4. When the case came up on 5-9-1983, the application of Shri Ganesh was considered. Shri Tayal stated that he had not filed a counter-affidavit, as he had to receive instructions from the Collector. Apart from this, he argued that the fresh ground should not be allowed to be taken at this stage, since it had not been taken before the lower authorities or in the original appeal to the Tribunal.
The Bench considered that, since the appeal involved the question of correct classification of the goods, on which a ruling would have to be given, it would not be in the interests of justice or conduce to a proper disposal if the appellants were prevented from raising the new ground. The Bench accordingly indicated that this ground would be allowed to be raised.
5. In view, however, of the fact that this ground had not been agitated at lower levels, and that it would also require a detailed enquiry into questions of fact, the Bench considered it appropriate that the matter should be remanded to the Assistant Collector for a fresh decision, in the light of the additional ground. Shri Ganesh expressed the willingness of the appellants to pursue the matter before the Assistant Collector. He, however, submitted that the order-in-appeal contained a clear finding in favour of the appellants that the demand beyond a period of six months was time-barred. He pointed out that although the Department had filed a cross-objection, they had not sought a reversal of this finding. According to him, the readjudication by the Assistant Collector should be consistent with this finding. In other words, even if on the question of excisability or classification the decision was adverse to the appellants, the demand could not in any case extend beyond a period of six months. Shri Tayal had no submissions to make on this point.

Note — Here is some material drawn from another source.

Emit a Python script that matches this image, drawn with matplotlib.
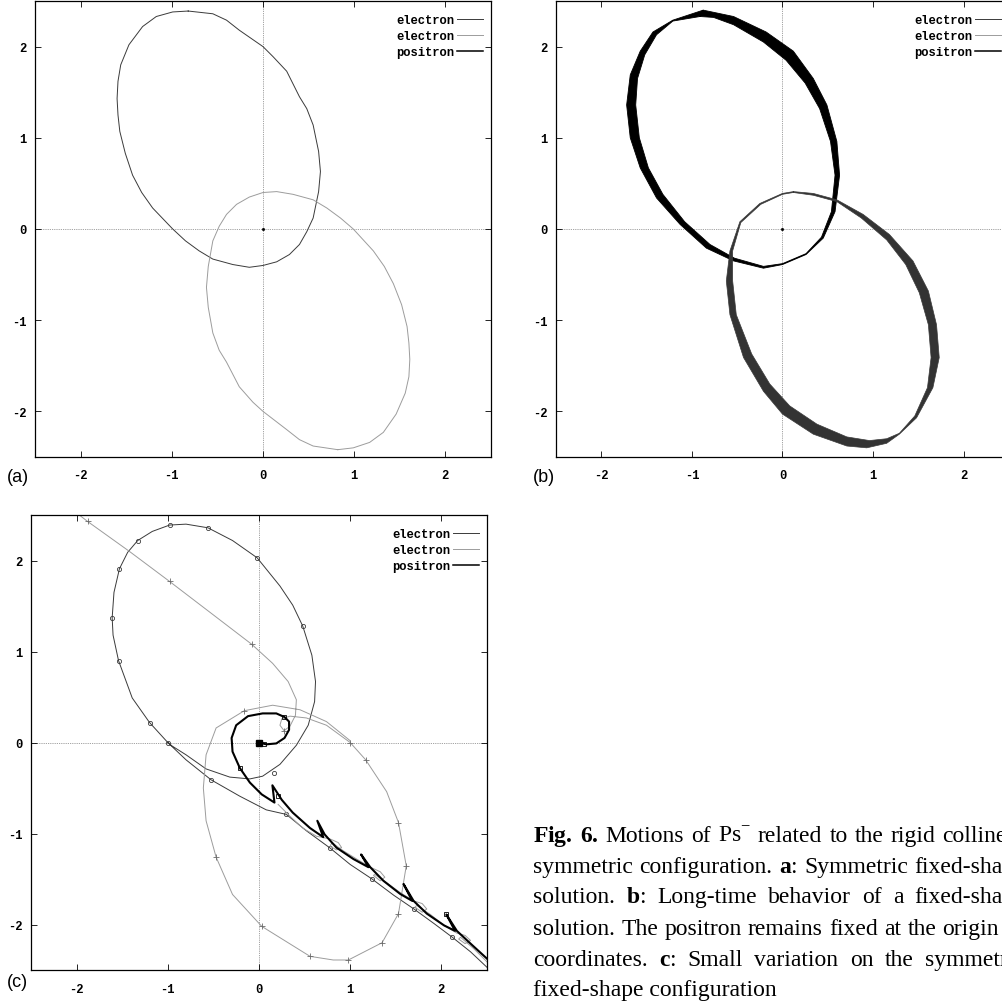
import numpy as np
import matplotlib.pyplot as plt
from matplotlib.lines import Line2D

plt.rcParams['axes.unicode_minus'] = False
plt.rcParams['mathtext.fontset'] = 'custom'
plt.rcParams['mathtext.rm'] = 'Liberation Serif'
plt.rcParams['mathtext.bf'] = 'Liberation Serif:bold'

ticks = [-2, -1, 0, 1, 2]
legend_labels = ['electron', 'electron', 'positron']
panel_labels = ['(a)', '(b)', '(c)']
caption_lines = [
    r'$\mathbf{Fig.\,6.}$ Motions of Ps$^{-}$ related to the rigid collinear',
    r'symmetric configuration. $\mathbf{a}$: Symmetric fixed-shape',
    r'solution. $\mathbf{b}$: Long-time behavior of a fixed-shape',
    r'solution. The positron remains fixed at the origin of',
    r'coordinates. $\mathbf{c}$: Small variation on the symmetric',
    r'fixed-shape configuration',
]

# (a) symmetric fixed-shape solution
e1_a_x = [-0.82, -0.99, -1.17, -1.32, -1.47, -1.56, -1.59, -1.60, -1.59, -1.57, -1.51, -1.43,
          -1.33, -1.21, -0.99, -0.85, -0.70, -0.55, -0.33, -0.15, 0.00, 0.15, 0.29, 0.40, 0.48,
          0.55, 0.61, 0.63, 0.61, 0.55, 0.48, 0.40, 0.26, 0.11, 0.00, -0.26, -0.40, -0.55, -0.82]
e1_a_y = [2.39, 2.38, 2.33, 2.22, 2.02, 1.80, 1.62, 1.43, 1.25, 1.07, 0.83, 0.59,
          0.40, 0.23, 0.00, -0.13, -0.24, -0.33, -0.39, -0.42, -0.40, -0.36, -0.28, -0.17, -0.03,
          0.12, 0.41, 0.63, 0.85, 1.14, 1.32, 1.45, 1.73, 1.89, 2.00, 2.18, 2.29, 2.36, 2.39]
e2_a_x = [0.82, 0.99, 1.17, 1.32, 1.46, 1.56, 1.60, 1.61, 1.60, 1.58, 1.52, 1.43,
          1.33, 1.21, 0.99, 0.85, 0.70, 0.55, 0.33, 0.15, 0.00, -0.15, -0.29, -0.40, -0.48,
          -0.55, -0.60, -0.62, -0.60, -0.55, -0.48, -0.40, -0.26, -0.11, 0.00, 0.26, 0.40, 0.55, 0.82]
e2_a_y = [-2.42, -2.40, -2.34, -2.23, -2.03, -1.80, -1.62, -1.43, -1.25, -1.07, -0.83, -0.60,
          -0.41, -0.24, 0.00, 0.12, 0.23, 0.32, 0.38, 0.41, 0.40, 0.35, 0.27, 0.16, 0.03,
          -0.13, -0.41, -0.64, -0.86, -1.14, -1.33, -1.46, -1.73, -1.90, -2.00, -2.20, -2.31, -2.38, -2.42]
pos_x = [0.0]
pos_y = [0.0]

# (b) long-time behaviour: bands swept by the two electrons
e1_b_out_x = [-0.875, -1.21, -1.43, -1.57, -1.68, -1.72, -1.68, -1.57, -1.39, -1.13, -0.84, -0.54,
              -0.21, 0.00, 0.26, 0.45, 0.58, 0.63, 0.60, 0.49, 0.34, 0.12, -0.18, -0.54, -0.875]
e1_b_out_y = [2.40, 2.29, 2.16, 1.95, 1.69, 1.36, 1.00, 0.67, 0.34, 0.05, -0.21, -0.35,
              -0.43, -0.39, -0.28, -0.10, 0.19, 0.59, 0.96, 1.36, 1.65, 1.95, 2.16, 2.33, 2.40]
e1_b_in_x = [-0.91, -1.21, -1.39, -1.52, -1.60, -1.62, -1.58, -1.48, -1.32, -1.08, -0.80, -0.53,
             -0.21, 0.00, 0.26, 0.43, 0.54, 0.58, 0.53, 0.41, 0.25, 0.04, -0.21, -0.54, -0.76, -0.91]
e1_b_in_y = [2.33, 2.28, 2.13, 1.91, 1.65, 1.36, 1.00, 0.67, 0.38, 0.08, -0.17, -0.32,
             -0.41, -0.38, -0.27, -0.09, 0.19, 0.59, 0.96, 1.32, 1.60, 1.85, 2.05, 2.24, 2.32, 2.33]
e2_b_out_x = [0.12, 0.00, -0.25, -0.47, -0.58, -0.62, -0.58, -0.43, -0.21, 0.00, 0.34, 0.71, 0.93,
              1.15, 1.29, 1.48, 1.66, 1.73, 1.70, 1.61, 1.44, 1.18, 0.89, 0.60, 0.34, 0.12]
e2_b_out_y = [0.41, 0.39, 0.28, 0.08, -0.24, -0.57, -0.94, -1.41, -1.78, -2.03, -2.25, -2.38, -2.40,
              -2.35, -2.25, -2.07, -1.74, -1.41, -1.05, -0.68, -0.35, -0.06, 0.16, 0.32, 0.39, 0.41]
e2_b_in_x = [0.12, 0.00, -0.24, -0.46, -0.55, -0.55, -0.51, -0.34, -0.14, 0.08, 0.38, 0.71, 0.96,
             1.15, 1.29, 1.46, 1.60, 1.64, 1.61, 1.51, 1.36, 1.15, 0.87, 0.60, 0.34, 0.12]
e2_b_in_y = [0.40, 0.38, 0.27, 0.07, -0.24, -0.57, -0.94, -1.37, -1.70, -1.94, -2.14, -2.28, -2.32,
             -2.30, -2.24, -2.05, -1.74, -1.41, -1.05, -0.70, -0.39, -0.12, 0.12, 0.30, 0.37, 0.40]

# (c) small variation on the symmetric configuration
e1_c_x = [2.50, 2.32, 2.12, 1.92, 1.70, 1.48, 1.24, 1.00, 0.78, 0.52, 0.30, 0.08, -0.21, -0.525,
          -0.80, -1.00, -1.20, -1.39, -1.54, -1.60, -1.61, -1.59, -1.53, -1.44, -1.33, -1.17,
          -0.98, -0.80, -0.56, -0.29, -0.02, 0.23, 0.37, 0.48, 0.58, 0.62, 0.61, 0.54, 0.41,
          0.23, 0.04, -0.10, -0.32, -0.58, -0.80, -0.95, -1.00]
e1_c_y = [-2.47, -2.30, -2.14, -1.99, -1.83, -1.68, -1.50, -1.34, -1.16, -0.97, -0.79, -0.74,
          -0.59, -0.41, -0.19, 0.00, 0.22, 0.49, 0.90, 1.18, 1.37, 1.65, 1.91, 2.09, 2.22, 2.32,
          2.39, 2.40, 2.36, 2.22, 2.03, 1.72, 1.51, 1.28, 0.96, 0.67, 0.45, 0.19, -0.03,
          -0.24, -0.37, -0.40, -0.38, -0.29, -0.135, -0.04, 0.00]
e1_c_mark_x = [-0.98, -0.56, -0.02, 0.48, -1.33, -1.53, -1.61, -1.54, -1.20, -1.00, -0.525,
               0.165, 0.30, 0.78, 1.24, 1.70, 2.12]
e1_c_mark_y = [2.39, 2.36, 2.03, 1.28, 2.22, 1.91, 1.37, 0.90, 0.22, 0.00, -0.41,
               -0.34, -0.79, -1.16, -1.50, -1.83, -2.14]

e2_c_x = [-1.97, -1.88, -1.42, -0.98, -0.51, -0.08, 0.15, 0.32, 0.41, 0.40, 0.34, 0.275, 0.23,
          0.25, 0.34, 0.52, 0.74, 1.00, 1.17, 1.40, 1.53, 1.615, 1.53, 1.35, 0.98, 0.815, 0.56,
          0.03, -0.29, -0.47, -0.58, -0.61, -0.58, -0.47, -0.16, 0.15, 0.45, 0.74, 1.00,
          np.nan,
          0.21, 0.34, 0.48, 0.63, 0.78, 0.87, 0.906, 0.85, 0.78, 0.80, 0.925, 1.07, 1.22, 1.33,
          1.38, 1.33, 1.255, 1.27, 1.40, 1.55, 1.695, 1.79, 1.84, 1.79, 1.71, 1.73, 1.88, 2.03,
          2.17, 2.26, 2.32, 2.26, 2.19, 2.21, 2.36, 2.50]
e2_c_y = [2.50, 2.43, 2.10, 1.77, 1.41, 1.08, 0.87, 0.67, 0.47, 0.30, 0.18, 0.13, 0.19,
          0.26, 0.29, 0.27, 0.19, 0.00, -0.19, -0.54, -0.88, -1.355, -1.88, -2.20, -2.39, -2.39, -2.35,
          -2.02, -1.67, -1.26, -0.86, -0.50, -0.135, 0.16, 0.35, 0.41, 0.36, 0.23, 0.02,
          np.nan,
          -0.68, -0.81, -0.94, -1.03, -1.06, -1.10, -1.155, -1.18, -1.14, -1.10, -1.19, -1.28, -1.37, -1.42,
          -1.48, -1.52, -1.46, -1.45, -1.54, -1.65, -1.74, -1.77, -1.83, -1.865, -1.81, -1.79, -1.89, -2.01,
          -2.095, -2.12, -2.175, -2.21, -2.16, -2.14, -2.27, -2.41]
e2_c_mark_x = [-1.88, -0.98, -0.08, 0.275, -0.16, 1.00, 1.17, 1.53, 1.615, 1.53, 1.35, 0.98,
               0.56, 0.03, -0.47]
e2_c_mark_y = [2.43, 1.77, 1.08, 0.13, 0.35, 0.00, -0.19, -0.88, -1.355, -1.88, -2.20, -2.39,
               -2.35, -2.02, -1.26]

pos_c_x = [0.00, 0.08, 0.19, 0.28, 0.33, 0.33, 0.28, 0.19, 0.04, -0.12, -0.25, -0.30, -0.29,
           -0.21, -0.10, 0.03, 0.17, 0.147, 0.25, 0.37, 0.56, 0.705, 0.64, 0.72, 0.85, 1.035,
           1.20, 1.12, 1.22, 1.365, 1.55, 1.68, 1.585, 1.695, 1.84, 2.03, 2.15, 2.055, 2.17,
           2.32, 2.50]
pos_c_y = [0.00, -0.02, -0.01, 0.05, 0.14, 0.23, 0.28, 0.32, 0.32, 0.29, 0.19, 0.05, -0.10,
           -0.28, -0.44, -0.57, -0.66, -0.47, -0.63, -0.77, -0.94, -1.04, -0.86, -1.01, -1.155, -1.28,
           -1.37, -1.23, -1.37, -1.52, -1.665, -1.74, -1.555, -1.74, -1.88, -2.01, -2.07, -1.89, -2.07,
           -2.21, -2.375]
pos_c_mark_x = [0.05, 0.27, -0.21, 0.21, 2.055]
pos_c_mark_y = [-0.02, 0.28, -0.28, -0.59, -1.89]

c_e1 = '#3a3a3a'
c_e2 = '#9c9c9c'
c_pos = 'black'

fig = plt.figure(figsize=(10.03, 10.03), dpi=100)
ax_a = fig.add_axes([0.0349, 0.5434, 0.4546, 0.4546])
ax_b = fig.add_axes([0.5543, 0.5434, 0.4517, 0.4546])
ax_c = fig.add_axes([0.0309, 0.0319, 0.4546, 0.4536])


def setup(ax):
    ax.set_xlim(-2.5, 2.5)
    ax.set_ylim(-2.5, 2.5)
    ax.set_xticks(ticks)
    ax.set_yticks(ticks)
    ax.tick_params(direction='in', top=True, right=True, length=4, width=0.6,
                   labelsize=8.7, colors='black')
    ax.tick_params(axis='x', pad=9)
    ax.tick_params(axis='y', pad=6)
    for lab in ax.get_xticklabels() + ax.get_yticklabels():
        lab.set_fontfamily('Liberation Mono')
        lab.set_fontweight('bold')
    ax.axhline(0, color='0.5', lw=0.6, ls=(0, (1, 1.2)), zorder=0)
    ax.axvline(0, color='0.5', lw=0.6, ls=(0, (1, 1.2)), zorder=0)
    for s in ax.spines.values():
        s.set_linewidth(0.9)
    handles = [Line2D([], [], color=c_e1, lw=0.7),
               Line2D([], [], color=c_e2, lw=0.7),
               Line2D([], [], color=c_pos, lw=1.1)]
    ax.legend(handles, legend_labels, loc='upper right', bbox_to_anchor=(0.982, 0.972),
              markerfirst=False, frameon=False, borderpad=0, borderaxespad=0,
              handlelength=2.1, handletextpad=0.25, labelspacing=0.35,
              prop={'family': 'Liberation Mono', 'weight': 'bold', 'size': 8.7})


# panel a
ax_a.plot(e1_a_x, e1_a_y, color=c_e1, lw=0.7)
ax_a.plot(e2_a_x, e2_a_y, color=c_e2, lw=0.7)
ax_a.plot(pos_x, pos_y, 's', color=c_pos, ms=1)
setup(ax_a)

# panel b
ax_b.fill(e1_b_out_x + e1_b_in_x[::-1], e1_b_out_y + e1_b_in_y[::-1],
          facecolor='black', edgecolor='black', lw=0.6)
ax_b.fill(e2_b_out_x + e2_b_in_x[::-1], e2_b_out_y + e2_b_in_y[::-1],
          facecolor='#333333', edgecolor='#3a3a3a', lw=0.5)
ax_b.plot(pos_x, pos_y, 's', color=c_pos, ms=1)
setup(ax_b)

# panel c
ax_c.plot(e1_c_x, e1_c_y, color=c_e1, lw=0.7)
ax_c.plot(e1_c_mark_x, e1_c_mark_y, 'o', ms=3, mfc='none', mec=c_e1, mew=0.6)
ax_c.plot(e2_c_x, e2_c_y, color=c_e2, lw=0.7)
ax_c.plot(e2_c_mark_x, e2_c_mark_y, '+', ms=4, color='#6a6a6a', mew=0.6)
ax_c.plot(pos_c_x, pos_c_y, color=c_pos, lw=1.5)
ax_c.plot(pos_c_mark_x, pos_c_mark_y, 's', ms=3.5, mfc='none', mec=c_pos, mew=0.6)
ax_c.plot(pos_x, pos_y, 's', ms=5, color=c_pos)
setup(ax_c)

label_pos = [(0.007, 0.5244), (0.531, 0.5244), (0.007, 0.0209)]
for (lx, ly), lab in zip(label_pos, panel_labels):
    fig.text(lx, ly, lab, fontsize=13, family='Liberation Sans', va='center', ha='left')

# caption, justified to a column that runs past the right edge of the page
cap_x0, cap_x1 = 533, 1025
cap_base = [842, 873, 903, 935, 966, 996]
renderer = fig.canvas.get_renderer()
W = fig.bbox.width
H = fig.bbox.height
for i, (yb, line) in enumerate(zip(cap_base, caption_lines)):
    y = 1 - yb / H
    words = line.split(' ')
    kw = dict(fontsize=17, family='Liberation Serif', fontweight='normal', va='baseline', ha='left')
    if i == len(caption_lines) - 1:
        fig.text(cap_x0 / W, y, line, **kw)
        continue
    widths = []
    for w in words:
        t = fig.text(0, 0, w, **kw)
        widths.append(t.get_window_extent(renderer).width)
        t.remove()
    gap = (cap_x1 - cap_x0 - sum(widths)) / (len(words) - 1)
    x = cap_x0
    for w, wd in zip(words, widths):
        fig.text(x / W, y, w, **kw)
        x += wd + gap

fig.savefig('out.png', dpi=100)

6. We accordingly set aside the findings of the Appellate Collector and the Assistant Collector as regards the classification of the goods and remand the case to the Assistant Collector of Central Excise, Bombay, for readjudication on the question of classification of the goods, taking into account the additional ground taken by the appellants to the effect that the goods were not excisable. His decision should, however, be without prejudice to the finding of the Appellate Collector that a demand in this case beyond the period of six months would be time-barred.